We have also traditionally queued up to cut down to size those who excel in any field. And it is a measure of Sir Edmund Hillary's stature that, with the sole ungracious exception of the late Robert Muldoon, no one in his life tried to belittle him.
Of all the heroes who people the history of these islands, Ed Hillary stood out because he knew that heroism consisted in extraordinary acts by ordinary folk, of parlaying modest ability into historic achievement.
No man knew more than he the importance of Kipling's advice "to walk with kings - nor lose the common touch". For Hillary, fame was not a resource to be plundered for personal gain but an asset to be invested in the service of others. He moved with such ease in the world because he believed that his fame belonged to us all.

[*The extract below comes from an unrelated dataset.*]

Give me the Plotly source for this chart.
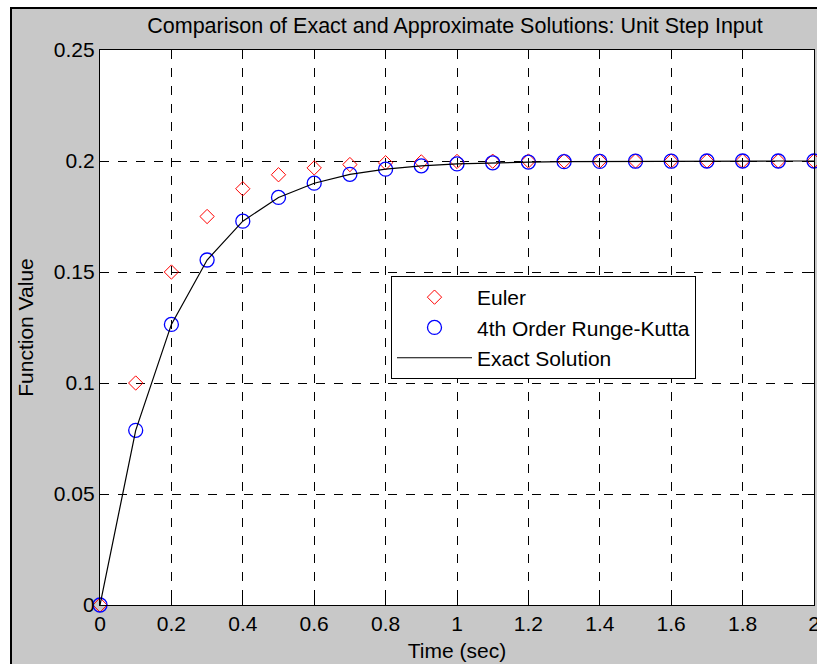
import plotly.graph_objects as go

t = [0.0, 0.1, 0.2, 0.3, 0.4, 0.5, 0.6, 0.7, 0.8, 0.9, 1.0,
     1.1, 1.2, 1.3, 1.4, 1.5, 1.6, 1.7, 1.8, 1.9, 2.0]
euler = [0.0, 0.1, 0.15, 0.175, 0.1875, 0.1938, 0.1969, 0.1984, 0.1992, 0.1996, 0.1998,
         0.1999, 0.2, 0.2, 0.2, 0.2, 0.2, 0.2, 0.2, 0.2, 0.2]
rk4 = [0.0, 0.0787, 0.1264, 0.1554, 0.1729, 0.1836, 0.19, 0.194, 0.1963, 0.1978, 0.1987,
       0.1992, 0.1995, 0.1997, 0.1998, 0.1999, 0.1999, 0.2, 0.2, 0.2, 0.2]
exact = [0.0, 0.0787, 0.1264, 0.1554, 0.1729, 0.1836, 0.19, 0.194, 0.1963, 0.1978, 0.1987,
         0.1992, 0.1995, 0.1997, 0.1998, 0.1999, 0.1999, 0.2, 0.2, 0.2, 0.2]
x_ticks = [0, 0.2, 0.4, 0.6, 0.8, 1.0, 1.2, 1.4, 1.6, 1.8, 2.0]
x_tick_labels = ["0", "0.2", "0.4", "0.6", "0.8", "1", "1.2", "1.4", "1.6", "1.8", "2"]
y_ticks = [0, 0.05, 0.1, 0.15, 0.2, 0.25]
y_tick_labels = ["0", "0.05", "0.1", "0.15", "0.2", "0.25"]

FONT = "Liberation Sans, Arial, sans-serif"
FS = 21

W, H = 817, 664
L, R, T, B = 100, 3, 50, 59
PW, PH = W - L - R, H - T - B


def px(fx):
    return (fx - L) / PW


def py(fy):
    return (H - B - fy) / PH


fig = go.Figure()
fig.add_trace(go.Scatter(x=t, y=euler, mode="markers", name="Euler", legendgroup="a",
                         marker=dict(symbol="diamond-open", size=11, color="#ff0000",
                                     line=dict(width=1, color="#ff0000")),
                         cliponaxis=False))
fig.add_trace(go.Scatter(x=t, y=rk4, mode="markers", name="4th Order Runge-Kutta",
                         legendgroup="b",
                         marker=dict(symbol="circle-open", size=14, color="#0000ff",
                                     line=dict(width=1.3, color="#0000ff")),
                         cliponaxis=False))
fig.add_trace(go.Scatter(x=t, y=exact, mode="lines", name="Exact Solution", legendgroup="c",
                         line=dict(color="#000000", width=1.2)))

axis_common = dict(
    showline=True, linecolor="#000000", linewidth=1.2, mirror="allticks",
    ticks="inside", ticklen=6, tickcolor="#000000", tickwidth=1,
    showgrid=True, gridcolor="#000000", griddash="dash", gridwidth=1,
    zeroline=False, automargin=False, ticklabeloverflow="allow",
    tickfont=dict(family=FONT, size=FS, color="#000000"),
)

fig.update_layout(
    width=W, height=H,
    paper_bgcolor="#c8c8c8", plot_bgcolor="#ffffff",
    margin=dict(l=L, r=R, t=T, b=B, autoexpand=False),
    font=dict(family=FONT, size=FS, color="#000000"),
    title=dict(text="Comparison of Exact and Approximate Solutions: Unit Step Input",
               x=455 / W, xanchor="center", y=1 - 25 / H, yanchor="middle",
               font=dict(family=FONT, size=21.5, color="#000000")),
    xaxis=dict(range=[0, 2], tickvals=x_ticks, ticktext=x_tick_labels,
               title=dict(text="Time (sec)", standoff=9,
                          font=dict(family=FONT, size=FS)), **axis_common),
    yaxis=dict(range=[0, 0.25], tickvals=y_ticks, ticktext=y_tick_labels,
               title=dict(text="Function Value", standoff=14,
                          font=dict(family=FONT, size=FS)), **axis_common),
    legend=dict(x=px(391), y=py(276), xanchor="left", yanchor="top",
                bgcolor="#ffffff", bordercolor="#000000", borderwidth=1,
                font=dict(family=FONT, size=FS, color="#000000"),
                itemwidth=75, tracegroupgap=0),
    shapes=[
        dict(type="rect", xref="paper", yref="paper", layer="above",
             x0=px(0), x1=px(11), y0=-0.3, y1=1.3,
             fillcolor="#ffffff", line=dict(width=0)),
        dict(type="rect", xref="paper", yref="paper", layer="above",
             x0=px(0), x1=1.2, y0=py(8), y1=1.3,
             fillcolor="#ffffff", line=dict(width=0)),
        dict(type="line", xref="paper", yref="paper", layer="above",
             x0=px(11), x1=px(11), y0=-0.3, y1=py(7), line=dict(color="#000000", width=2)),
        dict(type="line", xref="paper", yref="paper", layer="above",
             x0=px(10), x1=1.2, y0=py(8), y1=py(8), line=dict(color="#000000", width=2)),
    ],
    showlegend=True,
)

fig.write_html("out.html", config={"displayModeBar": False},
               post_script="document.body.style.margin='0';document.body.style.overflow='hidden';")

Just above the south summit of Everest, at the base of the summit ridge up which Hillary and Tenzing toiled that morning, there is a piece of rock they call the Hillary Step. There's a wry humour to the name: this "step" is a 12-metre sheer rock face, apparently devoid of handholds and towering above a vertiginous drop.
The crowds that flocked to the top of Everest in the decades after Hillary first scaled it now find the step a relatively straighforward proposition. But on May 29, 1953, Hillary was standing where no man had stood before and looking at a piece of rock no hand had touched.
He figured it out. Wedging himself between the rock and the sheet ice that had slightly parted from it, he dragged himself up as though ascending a chimney. It was typical Hillary, making the impossible possible and then recalling it offhandedly.
"I didn't really think it was that big a deal," he would say later. And he was often to repeat that he never saw himself as having conquered Everest.
"Everest relented," he was fond of saying.
Now, at last, Sir Edmund Hillary has had to relent too, having met a challenge even he could not surmount.
It may be that his was, as he so often insisted, just an ordinary life and his achievements were simply those of a man who took the opportunities that came his way.
We are all the better for having had him among us. This morning the world is a smaller place for his passing.